Essa foi uma das poucas condenações de violadores de crianças obtidas no Tribunal de Justiça do Rio de Janeiro. Em sua grande maioria os casos sequer chegam à denúncia e quando chegam as provas são tão frágeis que resultam em impunidade dos acusados. Isso tem uma explicação na negligência e falta de instrumentos para melhor apuração de crimes praticados contra a infância.
Em 2006 o Instituto de Segurança Pública da Secretaria do Rio de Janeiro ao editar o Dossiê Criança já havia apontado que em 92% das ocorrências policiais envolvendo crianças e adolescentes, elas eram vítimas e em apenas 8% constavam como agentes de violência.
Outra pesquisa da Fundação Osvaldo Cruz alertava que em quinhentos casos de violência contra crianças e adolescentes levados à justiça, apenas uma havia resultado em condenação do acusado. Apesar dessa evidência todo há 14 anos que renovo às diversas administrações do Tribunal de Justiça a necessidade de criação de uma Vara Criminal especializada em violência contra crianças e adolescentes e os juízes que auxiliam a presidência, repetindo os mesmos argumentos de falta de demanda, levam à negação dessa evidente necessidade.
No final do mês de abril o Instituto de Segurança Pública, com a autoridade que tem para falar de violência no Rio de Janeiro, anunciou que no ano passado 2006 meninas com menos de 14 anos foi vítima de violência sexual no Estado. Esse número representa 53,5% dos 3.751 casos de estupro de mulheres no período. O detalhe é que já existem quase duas dezenas de Varas Especializadas em violência contra Mulheres, mas contra crianças e adolescentes nem uma.
Os dados divulgados apontam que os registros de estupros cresceram 25% entre 2009 e 2010, passando de 4120 para 4589, e, enfatiza que 18% são de crianças e adolescentes do sexo masculino, que estão fora da proteção da Lei Maria da Penha.
É triste constatar que no Tribunal considerado o melhor do país, a criança e o adolescente continuem sem proteção tanto no campo das crianças carentes ressentidas de uma ação protetora que assegure um sistema de garantia de direito mais ágil e eficiente. Onde os abrigos são da pior qualidade, e não há uma fiscalização eficaz, quanto no sistema de colocação em família substituta onde os processos de adoção são lentos e burocráticos. Pior ainda é a área destinada à aplicação das medidas sócio-educativas, sendo o Rio de Janeiro um dos poucos estados da federação que ainda mantém impunemente uma unidade para adolescentes dentro do sistema penitenciário para adultos.
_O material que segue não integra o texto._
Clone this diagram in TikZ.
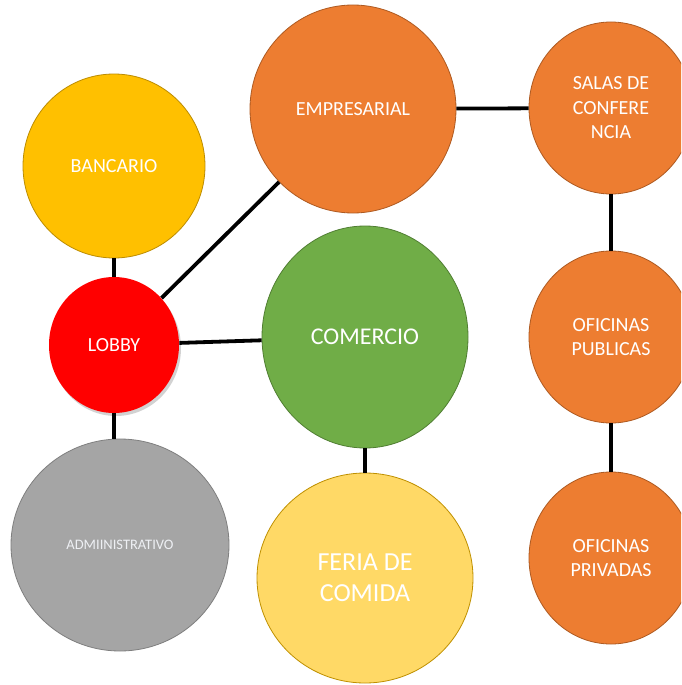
\documentclass[tikz,border=0pt]{standalone}
\usepackage{fontspec}
\setmainfont{Carlito}
\usetikzlibrary{shapes.geometric,shadows}
\definecolor{cBanc}{HTML}{FFC000}
\definecolor{cBancD}{HTML}{BC8C00}
\definecolor{cOrg}{HTML}{ED7D31}
\definecolor{cOrgD}{HTML}{AE5A21}
\definecolor{cGrn}{HTML}{70AD47}
\definecolor{cGrnD}{HTML}{507E32}
\definecolor{cRed}{HTML}{FF0000}
\definecolor{cGry}{HTML}{A5A5A5}
\definecolor{cGryD}{HTML}{7F7F7F}
\definecolor{cFer}{HTML}{FFD966}
\definecolor{cFerD}{HTML}{BF9000}
\definecolor{cTxtA}{HTML}{EEF0F4}
\tikzset{
  bubble/.style args={#1/#2/#3/#4}{ellipse, inner sep=0pt, fill=#1, draw=#2, line width=0.8pt,
     minimum width=#3pt, minimum height=#4pt, text=white, align=center,
     font=\fontsize{20}{24.5}\selectfont},
  link/.style={line width=3.8pt, black}
}
\begin{document}
\begin{tikzpicture}[x=1pt,y=-1pt]
\useasboundingbox (0,0) rectangle (681,685);
\clip (0,0) rectangle (681,685);
\fill[white] (0,0) rectangle (681,685);
\node[bubble=cBanc/cBancD/182/184] (banc) at (114,166) {BANCARIO};
\node[bubble=cOrg/cOrgD/206/208] (emp) at (353,109) {EMPRESARIAL};
\node[bubble=cOrg/cOrgD/164/172] (salas) at (611,108) {SALAS DE\\CONFERE\\NCIA};
\node[bubble=cRed/cRed/130/136, draw=none, drop shadow={shadow xshift=2pt, shadow yshift=-3pt, opacity=0.35}] (lobby) at (114,345) {LOBBY};
\node[bubble=cGrn/cGrnD/206/222, font=\fontsize{24}{29}\selectfont] (com) at (365,337) {COMERCIO};
\node[bubble=cOrg/cOrgD/164/172] (pub) at (611,337) {OFICINAS\\PUBLICAS};
\node[bubble=cGry/cGryD/218/212, font=\fontsize{14.5}{17}\selectfont, text=cTxtA] (adm) at (120,545) {ADMIINISTRATIVO};
\node[bubble=cFer/cFerD/216/210, font=\fontsize{26}{31}\selectfont] (fer) at (365,578) {FERIA DE\\COMIDA};
\node[bubble=cOrg/cOrgD/164/172] (priv) at (611,558) {OFICINAS\\PRIVADAS};
\draw[link] (banc) -- (lobby);
\draw[link] (lobby) -- (emp);
\draw[link] (lobby) -- (com);
\draw[link] (lobby.south) -- (lobby.south |- adm.north);
\draw[link] (emp) -- (salas);
\draw[link] (salas) -- (pub);
\draw[link] (pub) -- (priv);
\draw[link] (com.south) -- (com.south |- fer.north);
\end{tikzpicture}
\end{document}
A falta de cuidado com a infância passa pela ausência de políticas públicas para assistir às famílias que abandonam as crianças nas ruas e logradouros, por falta de condições de sobrevivência digna, continua pela política higienista da Prefeitura resumida no “Choque Legal” da ilegalidade de recolher crianças e adolescentes para “lugar nenhum” violentando seus direitos fundamentais sob o olhar complacente das instituições que deveriam fiscalizar e fazer cumprir o Estatuto da Criança e do Adolescente.
A Tragédia de Realengo abalou a sociedade nacional e internacional com vítimas entre criança e adolescentes que se encontravam numa escola da Prefeitura. Espera-se que desse fato tão triste sejam tiradas lições que provoquem maior cuidado com as crianças. A primeira decepção não tardou a chegar: a Secretaria de Educação de forma absolutamente incessível ao invés de transformar o local num Memorial contra a violência às crianças, volta a abrigar no mesmo espaço crianças em processo de formação e desenvolvimento.
Esse ato insensibilidade é comparável à construção de uma creche para abrigar crianças judias nos campos de concentração onde seus pais foram sacrificados. O estigma da violência acompanhará esses estudantes por toda a vida e a Escola que deve ser local de boas lembranças e boas amizades será sempre rememorada pelas perdas e de falta de cuidado.
Com a mesma técnica e material pré-moldado com que se constrói em uma semana uma Unidade de Policia Pacificadora, poder-se-ia construir várias escolas para as crianças de Realengo, mas mantê-la no palco do crime é mantê-las sob tortura permanente num ambiente em aprendizado e construção de seu caráter e cidadania.
Assim são tratadas as crianças do Rio de Janeiro, alimentadas por uma violência que terá uma resposta muito em breve. Urge que se reverta esse quadro, com mais cuidado, amor e respeito pela infância.